A scream test is a great way to clarify how much I should dislike deleting that code, to gather information that allows me to move forward. So, I love them.
@jbqueru @fishidwardrobe @dotjayne
"Scream Tests, a more exciting alternative to boring documentation"
~ Wulfy
@jbqueru @ireneista sometimes, though, understanding can only harden your determination that the legacy code must die.
like a custom build "system" for a java project written in a clusterfuck of perl scripts. porting to java required understanding, but the result was a couple of orders of magnitude faster. then replacing the whole damn thing with gradle
@jbqueru @ireneista of course the person who perpetrated the original went on to make a custom build “system" for the next big java project in a clusterfuck of python scripts instead.
replaced that with gradle too, then retired early, a crumbling cinder of my former self.
@sleepyfox @jbqueru @flyingsaceur I also have fond memories of that workshop. 😁
And I agree that “code without tests” is an interesting category of legacy code, but not even close to all of it. I have seen so much code with comprehensive test suites that was full of bugs and completely unmaintainable.
@jbqueru I find Claude does a pretty good job of code explaining
Problem ofc is that most employers' code is NDA & not OK to paste into an AI
@womble I don't think you've designed many neural networks in your life.
From Papert to Hinton to Krizhevsky to Lecun, not one of their (breathtaking and brilliant) papers have to do with "bullshit".
@lerxst Exactly. It fought a battle, and it survived. Even if some of those fixes are now unnecessary and you have no way to determine that, maintaining those fixes is less costly than having to re-build all the non-obvious fixes that are still necessary.
Worse, if you rush a re-implementation, you're at risk of having something worse than what you're replacing.
@squads
It's more subtle than that usually. Typically, the clients are convinced they do understand the legacy code, but in fact they don't.
Usually a new generation of devs doesn't want to touch the legacy, and a prior generation is too overworked to explain all the intricate workarounds and existing processes that keep the whole mess (sort of) functional.
Almost always there are no clear repeatable regression tests (anymore).

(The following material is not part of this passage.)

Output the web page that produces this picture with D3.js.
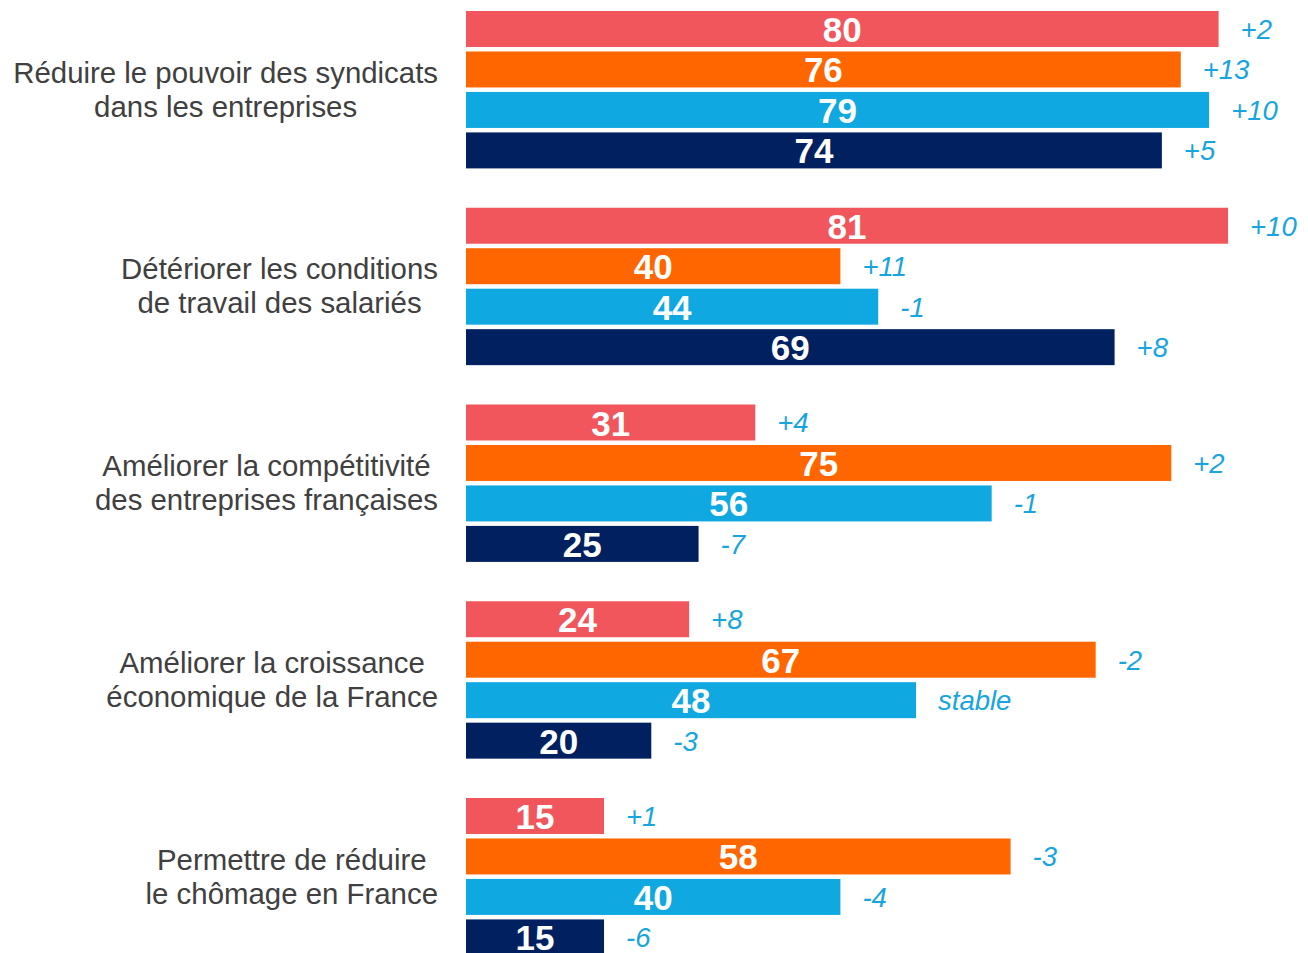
<!DOCTYPE html>
<html>
<head>
<meta charset="utf-8">
<script src="https://cdn.jsdelivr.net/npm/d3@7"></script>
<style>
  body { margin: 0; background: #fff; }
  svg { display: block; font-family: "Liberation Sans", Arial, sans-serif; }
</style>
</head>
<body>
<svg id="chart"></svg>
<script>
// categories (two lines each)
const categories = [
    ["Réduire le pouvoir des syndicats", "dans les entreprises"],
    ["Détériorer les conditions", "de travail des salariés"],
    ["Améliorer la compétitivité", "des entreprises françaises"],
    ["Améliorer la croissance", "économique de la France"],
    ["Permettre de réduire", "le chômage en France"]
];

const seriesKeys = ["serie1", "serie2", "serie3", "serie4"];
const seriesColors = ["#F0565B", "#FF6600", "#0FA8E0", "#002060"];

// values per series, same order as categories
const serie1Values = [80, 81, 31, 24, 15];
const serie2Values = [76, 40, 75, 67, 58];
const serie3Values = [79, 44, 56, 48, 40];
const serie4Values = [74, 69, 25, 20, 15];

// evolutions
const serie1Changes = ["+2", "+10", "+4", "+8", "+1"];
const serie2Changes = ["+13", "+11", "+2", "-2", "-3"];
const serie3Changes = ["+10", "-1", "-1", "stable", "-4"];
const serie4Changes = ["+5", "+8", "-7", "-3", "-6"];

class groupedBarChart {
    constructor(_config, _data) {
        this.config = {
            parentElement: _config.parentElement,
            containerWidth: _config.containerWidth || 1308,
            containerHeight: _config.containerHeight || 953,
            margin: {top: 11, left: 466},
            labelGap: 28
        }
        this.data = _data;
        this.initVis();
    }

    initVis() {
        let vis = this;

        vis.svg = d3.select(vis.config.parentElement)
            .attr('width', vis.config.containerWidth)
            .attr('height', vis.config.containerHeight);

        // value scale
        vis.xScale = d3.scaleLinear()
            .domain([0, 100])
            .range([462.2, 1407.7]);

        // one band per category, then one band per series inside
        vis.yScale = d3.scaleBand()
            .domain(d3.range(categories.length))
            .range([vis.config.margin.top, vis.config.margin.top + 944.4])
            .paddingInner(0.2)
            .paddingOuter(0);

        vis.ySub = d3.scaleBand()
            .domain(seriesKeys)
            .range([0, vis.yScale.bandwidth()])
            .paddingInner(0.111)
            .paddingOuter(0);

        vis.colorScale = d3.scaleOrdinal()
            .domain(seriesKeys)
            .range(seriesColors);

        vis.chart = vis.svg.append('g');
    }

    updateVis() {
        let vis = this;
        vis.x0 = vis.config.margin.left;
        vis.renderVis();
    }

    renderVis() {
        let vis = this;

        const groups = vis.chart.selectAll('.group')
            .data(vis.data)
            .join('g')
            .attr('class', 'group')
            .attr('transform', (d, i) => `translate(0,${vis.yScale(i)})`);

        const bars = groups.selectAll('.bar-g')
            .data(d => d.bars)
            .join('g')
            .attr('class', 'bar-g')
            .attr('transform', d => `translate(0,${vis.ySub(d.key)})`);

        bars.append('rect')
            .attr('x', vis.x0)
            .attr('y', 0)
            .attr('width', d => vis.xScale(d.value) - vis.x0)
            .attr('height', vis.ySub.bandwidth())
            .attr('fill', d => vis.colorScale(d.key));

        const bh = vis.ySub.bandwidth();

        // value inside bar
        bars.append('text')
            .attr('x', d => (vis.x0 + vis.xScale(d.value)) / 2)
            .attr('y', bh / 2 + 13)
            .attr('text-anchor', 'middle')
            .attr('fill', '#fff')
            .attr('font-weight', 'bold')
            .attr('font-size', 35)
            .text(d => d.value);

        // evolution next to bar
        bars.append('text')
            .attr('x', d => vis.xScale(d.value) + 22)
            .attr('y', bh / 2 + 10)
            .attr('fill', '#17A4DF')
            .attr('font-style', 'italic')
            .attr('font-size', 27.5)
            .text(d => d.change);

        // category labels, centred lines, right edge aligned before bars
        groups.each(function(d) {
            const g = d3.select(this).append('g');
            const t = g.append('text')
                .attr('text-anchor', 'middle')
                .attr('fill', '#404040')
                .attr('font-size', 29.4);
            t.selectAll('tspan')
                .data(d.label)
                .join('tspan')
                .attr('x', 0)
                .attr('y', (l, i) => i === 0 ? -7 : 27)
                .text(l => l);
            const box = g.node().getBBox();
            const right = vis.x0 - vis.config.labelGap;
            g.attr('transform', `translate(${right - (box.x + box.width)},${vis.yScale.bandwidth() / 2})`);
        });
    }
}

const allValues = [serie1Values, serie2Values, serie3Values, serie4Values];
const allChanges = [serie1Changes, serie2Changes, serie3Changes, serie4Changes];

const data = categories.map((label, i) => ({
    label: label,
    bars: seriesKeys.map((key, j) => ({
        key: key,
        value: allValues[j][i],
        change: allChanges[j][i]
    }))
}));

const chart = new groupedBarChart({parentElement: '#chart'}, data);
chart.updateVis();
</script>
</body>
</html>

Solving that first surfaces the real challenges.
@squads
Diving into a legacy code base of a company above a certain size and age is one of the most painful things we as developers have to endure regularly. The easy way out (for us) is to just start from scratch, but this is almost never the best option for the shareholders of said company.
That's why we charge so much money to do this dirty job: it's actually worth it.

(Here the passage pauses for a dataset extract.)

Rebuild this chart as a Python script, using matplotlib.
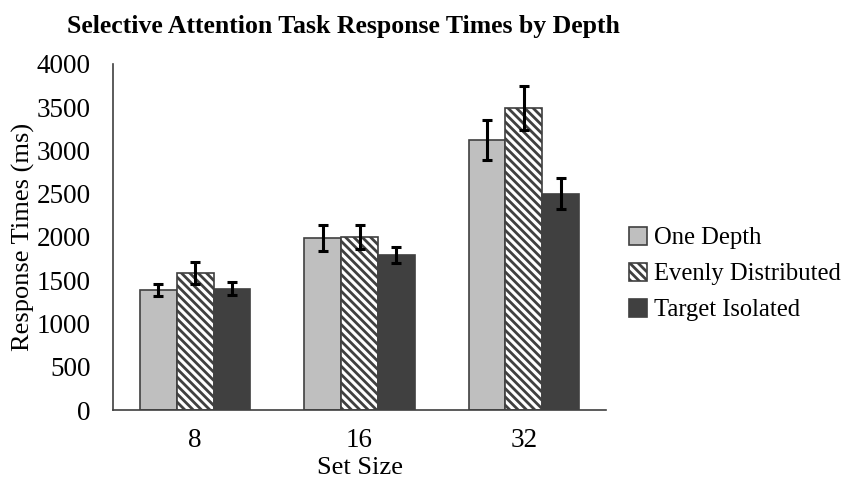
import matplotlib
matplotlib.use("Agg")
import matplotlib.pyplot as plt
import numpy as np

categories = ["8", "16", "32"]
series_names = ["One Depth", "Evenly Distributed", "Target Isolated"]
one_depth = [1390, 1990, 3120]
evenly = [1585, 2000, 3490]
target = [1400, 1790, 2500]
one_depth_err = [72, 150, 230]
evenly_err = [125, 140, 255]
target_err = [75, 92, 180]
yticks = [0, 500, 1000, 1500, 2000, 2500, 3000, 3500, 4000]

plt.rcParams['font.family'] = ['Liberation Serif', 'DejaVu Serif']
plt.rcParams['hatch.linewidth'] = 2.0
plt.rcParams['hatch.color'] = 'black'

fig = plt.figure(figsize=(8.46, 4.84), dpi=100)
ax = fig.add_axes([113/846, 1-410/484, 493/846, 346/484])

x = np.arange(len(categories))
w = 0.224
vals = [one_depth, evenly, target]
errs = [one_depth_err, evenly_err, target_err]
faces = ['#BFBFBF', 'white', '#404040']
hatches = [None, '\\\\\\\\', None]
for i in range(3):
    ax.bar(x + (i-1)*w, vals[i], w, color=faces[i], edgecolor='#404040',
           linewidth=1.2, hatch=hatches[i], label=series_names[i], zorder=2)
    ax.errorbar(x + (i-1)*w, vals[i], yerr=errs[i], fmt='none', ecolor='black',
                elinewidth=2.2, capsize=3.5, capthick=2.2, zorder=3)

ax.set_xlim(-0.5, 2.5)
ax.set_ylim(0, 4000)
ax.set_yticks(yticks)
ax.set_xticks(x)
ax.set_xticklabels(categories)
ax.tick_params(axis='both', length=0, labelsize=19.5, colors='black')
ax.tick_params(axis='y', pad=16)
ax.tick_params(axis='x', pad=13)
for s in ['top', 'right']:
    ax.spines[s].set_visible(False)
ax.spines['left'].set_color('#404040')
ax.spines['bottom'].set_color('#404040')
ax.spines['left'].set_linewidth(1.2)
ax.spines['bottom'].set_linewidth(1.2)

ax.set_ylabel("Response Times (ms)", fontsize=19, labelpad=1)
ax.set_xlabel("Set Size", fontsize=19, labelpad=3)
fig.text(343/846, 1-27/484, "Selective Attention Task Response Times by Depth",
         fontsize=18.5, fontweight='bold', ha='center', va='center')

leg = ax.legend(loc='center left', bbox_to_anchor=(629/846, 1-274/484),
                bbox_transform=fig.transFigure, frameon=False, fontsize=17.7,
                handlelength=0.75, handleheight=0.75, handletextpad=0.25,
                labelspacing=0.55, borderpad=0, borderaxespad=0)

fig.savefig("out.png", dpi=100)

And some very lucky few of us, the menders of our trade, we actually enjoy the pain of working with legacy 🤣
@jbqueru Read it, understand it, model it, implement it.
Hope your modeling method can withstand the test of time.
Attached: 1 image Did you know that there is plenty of UML in the low-code world? (even if it's never acknowledged, I guess due to the bad press UML has and to better justify the "innovation" of the low-code tool by selling it comes with its own languages) 👇👇 https://modeling-languages.com/there-is-a-lot-of-uml-in-low-code/ #uml #dsl #lowcode #language #codegeneration #modeldriven
@jbqueru I often do a thing where I mentally replace the word "legacy" with "successful" in these instances.
Because even if the code is old and gross, the bottom line is that it's apparently been around long enough to do whatever it was asked to do.
@jbqueru When I've replaced legacy code, half the time I should have fixed it instead; and when I've fixed legacy code, half the time I should have replaced it. (In both cases, adding tests of course).
If I had made the opposite decisions, I probably would have concluded that I was mistaken the same 50-50.
Bad code is like a cancer - all remedies are bad and it's a matter of guessing the least bad cure. (And the author of the bad code probably got promoted before the effects of that code manifested.)
PS: bad design is even more problematic.